Switzerland, Sweden and Japan could not be more different in their country profiles but there’s something common that they now all share. Their respective central banks charge commercial and depository banks negative interest rates. If you are a bank, it means that you pay these central banks to hold your money rather than the time honoured practice of getting paid for entrusting them with your funds.
The central banks of Bulgaria, Czech Republic, Denmark and the European Central Bank look extremely generous by comparison because their interest rates are positive. Not too positive, though. The rates are a miserly 0.01 per cent for Bulgaria to 0.05 per cent for the Euro Zone. Note the decimal point here. The Bulgarian rate is one hundredth of 1 per cent. A rounding error to zero is what it really is.
The US Federal Reserve Bank had kept its interest rates pegged at zero for seven years — the longest in history — before hiking them to a whopping 0.25 per cent in December 2015. Testifying before Congress this week it seemed as though Janet Yellen, the Fed Chair, was already having second thoughts about her decision two months ago, saying, “There’s a chance of a downturn (recession) ahead.”
Asked if the Fed could go negative, she cautiously replied in Fed-speak: “In light of the experience of European countries and others that have gone to negative rates, we’re taking a look at them again, because we would want to be prepared in the event that we would need (to increase) accommodation.” In other words, the US could well join Japan sometime in the near future. Oh, well.

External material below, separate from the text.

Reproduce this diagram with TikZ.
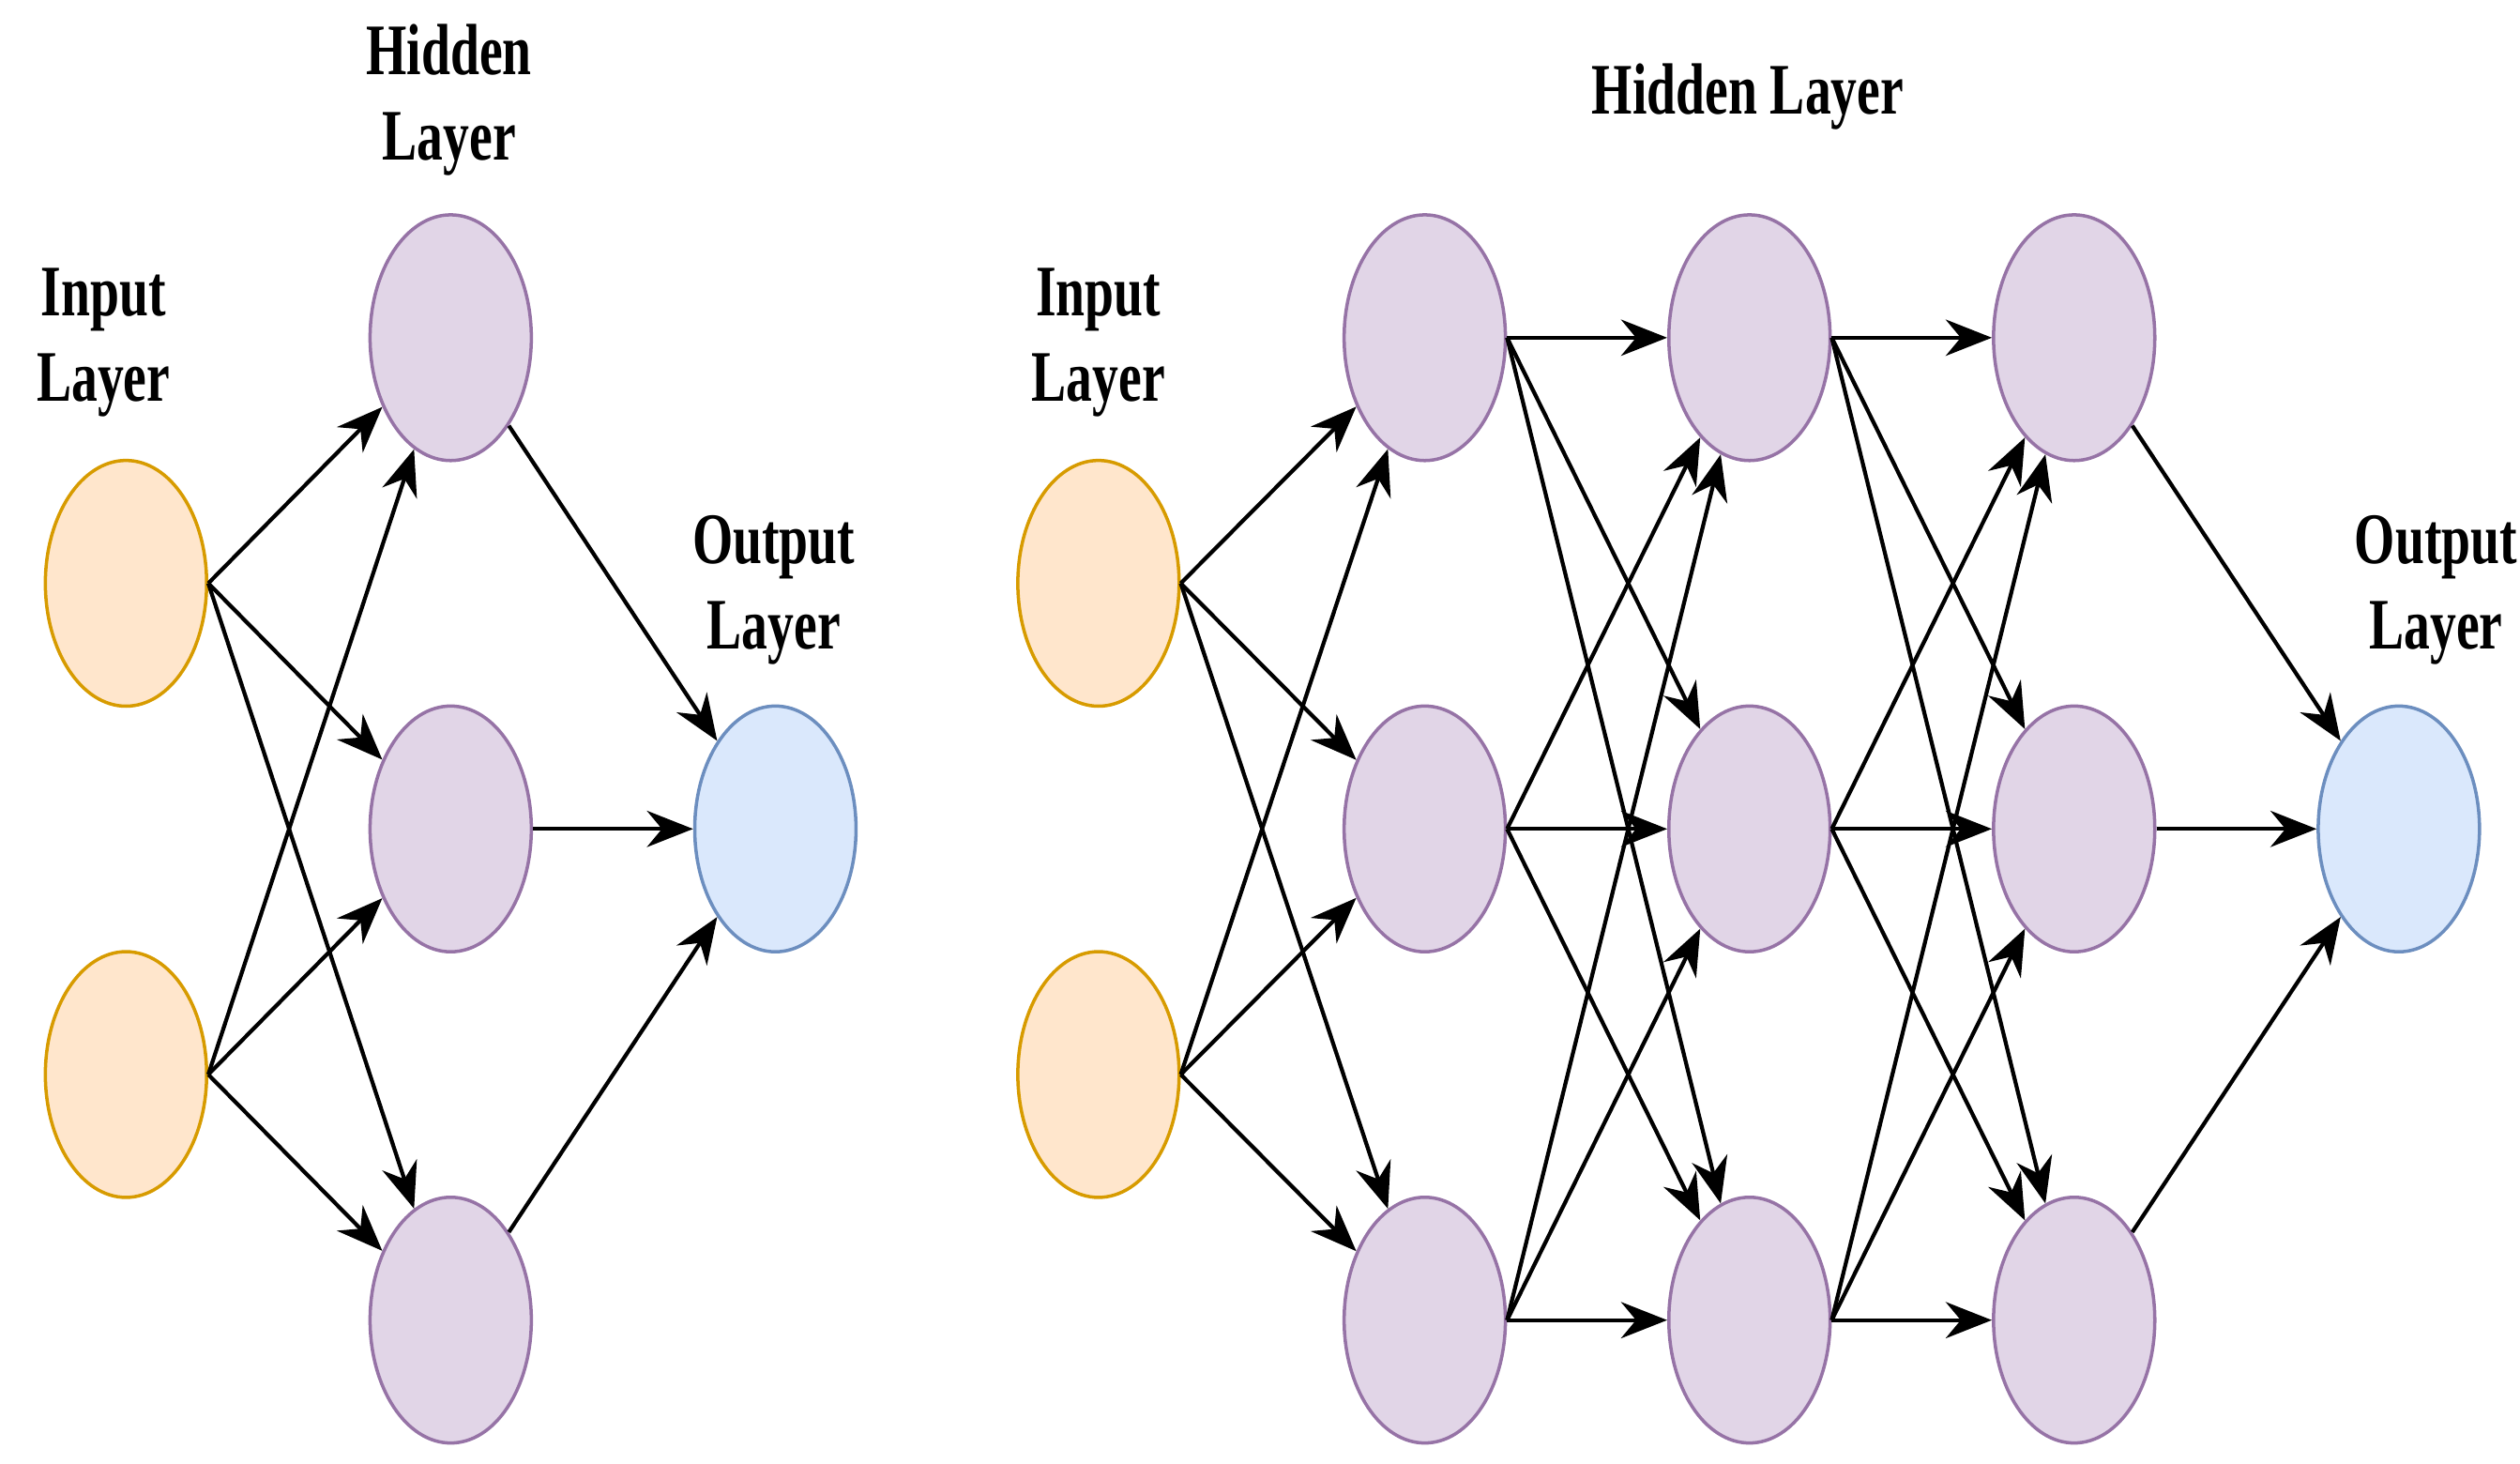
\documentclass[tikz,border=0pt]{standalone}
\usepackage{fontspec}
\setmainfont{Liberation Serif}[FakeStretch=0.72]
\usetikzlibrary{shapes.geometric,arrows.meta}
\definecolor{ofill}{HTML}{FFE6CC}\definecolor{odraw}{HTML}{D79B00}
\definecolor{pfill}{HTML}{E1D5E7}\definecolor{pdraw}{HTML}{9673A6}
\definecolor{bfill}{HTML}{DAE8FC}\definecolor{bdraw}{HTML}{6C8EBF}
\begin{document}
\begin{tikzpicture}[x=0.01722cm,y=-0.01722cm,
  neu/.style={ellipse,minimum width=1.72cm,minimum height=2.62cm,line width=1pt,inner sep=0pt},
  inp/.style={neu,fill=ofill,draw=odraw},
  hid/.style={neu,fill=pfill,draw=pdraw},
  outn/.style={neu,fill=bfill,draw=bdraw},
  lab/.style={font=\bfseries\fontsize{22}{26}\selectfont,align=center},
  ed/.style={line width=1.2pt,-{Stealth[length=14pt,width=11pt]}}]
\useasboundingbox (0,0) rectangle (1560,906);
% left network
\node[inp] (a1) at (78,361) {};
\node[inp] (a2) at (78,665) {};
\foreach \i/\y in {1/209,2/513,3/817} \node[hid] (b\i) at (279,\y) {};
\node[outn] (bo) at (480,513) {};
\node[lab] (la) at (64,212) {Input\\Layer};
\node[lab] (lb) at (278,62) {Hidden\\Layer};
\node[lab] (lc) at (479,365) {Output\\Layer};
\foreach \i in {1,2} \foreach \j in {1,2,3} \draw[ed] (a\i.east) -- (b\j);
\foreach \j in {1,2,3} \draw[ed] (b\j) -- (bo);
% right network
\node[inp] (c1) at (680,361) {};
\node[inp] (c2) at (680,665) {};
\foreach \i/\y in {1/209,2/513,3/817} {
  \node[hid] (d\i) at (882,\y) {};
  \node[hid] (e\i) at (1083,\y) {};
  \node[hid] (f\i) at (1284,\y) {};}
\node[outn] (go) at (1485,513) {};
\node[lab] (lr1) at (680,212) {Input\\Layer};
\node[lab] (lr2) at (1082,60) {Hidden Layer};
\node[lab] (lr3) at (1508,365) {Output\\Layer};
\foreach \i in {1,2} \foreach \j in {1,2,3} \draw[ed] (c\i.east) -- (d\j);
\foreach \i in {1,2,3} \foreach \j in {1,2,3} {
  \draw[ed] (d\i.east) -- (e\j);
  \draw[ed] (e\i.east) -- (f\j);}
\foreach \j in {1,2,3} \draw[ed] (f\j) -- (go);
\end{tikzpicture}
\end{document}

Never before in my 30 plus years of watching international markets have I seen the global economy this fragile. Economists cite many reasons and it is hard to pinpoint the cause. This actually makes the problem harder. Just one of these reasons is normally enough to derail economic growth but when there are multiple factors, the train is likely to be off the track for some time yet.
Throughout modern history, one or two regions have borne the burden of helping the world chug along. After World War II, massive reconstruction efforts in Europe and Japan fueled the world economy for a long time. During the cold war, the defence build-up in the US and the former USSR had world economies doing well. During the socially volatile 1960’s and beyond, West Asian countries were flush with oil money and as they both spent and invested, there was hope.
Pause for effect?
Today, every nation that was a rock star at one time or another is tame and dormant, like a wild animal that has just completed a heavy meal. Europe, already struggling from loan excesses of the PIGS (Portugal, Ireland, Greece and Spain) countries had to contend with a million refugees from the Syrian war. Japan is back in a recession, for the sixth or seventh time in the last 20 years. Its lost decade of the 1990’s extended to a second decade (the 2000’s) and is on poise for another.
The price of oil has fallen so much that all the OPEC nations, including Russia, are deeply hurting. Eighty per cent of Saudi Arabia’s government budget is reliant on oil revenues, and it had planned domestic spending assuming that oil would be at $110 a barrel. At $35 a barrel, Saudi Arabia has had to spend down its dollar reserves just to keep the population happy. The country cannot risk an uprising as during the Arab spring. How long can it keep doing this? Oil prices are not likely to rise anytime soon.
When oil economies don’t have money, they can’t buy from export giants like Japan and China, causing those economies to slow down. As the world’s factory, China’s massive exports meant that it had to keep building to stay competitive. Not too long ago, China was consuming more than half of all of the world’s steel, minerals and aluminium. Today, China’s growth is still an impressive 6.9 per cent but given that the world was addicted to 10 per cent year over year growth, 6.9 per cent seems pale. In economics, it is all about comparisons.
In a blog post, Volatility is here to stay: What you can do about it , Tim Buckley, the Chief Investment Officer at Vanguard, one of the world’s largest mutual fund companies, summarised it well: “We just came off a long stretch of remarkably tame markets, so the sudden surge in volatility is going to feel worse than it actually is.”
India – Rising Star
India is now the sole hero growing at a 7.9 per cent clip, inviting envy from around the world. The country is exceptional because it is not dependent upon exports as China is. It is also the polar opposite of China as far as the role of government is considered. As I point out in a recent article The Hindu BusinessLine , the Indian economy is barging ahead not because of the government but despite its presence.
This is the time for the Indian government to invest in infrastructure, sell off under-performing government assets and bring down its deficits. But if the BJP resorts to massive public spending for social programmes — for votes — by exploiting savings in its oil import bill, India’s growth will stall. Remember that once you start a social programme, it is very difficult to suspend or end it.
At US President Ronald Reagan’s First Inaugural address, Reagan declared: “Government is not the solution to our problem; government is the problem.” The US economy expanded the fastest during Reagan’s eight years in office. Let us wait and see if Arun Jaitley adopts the Reagan doctrine and stays out of the way of a booming Indian economic miracle.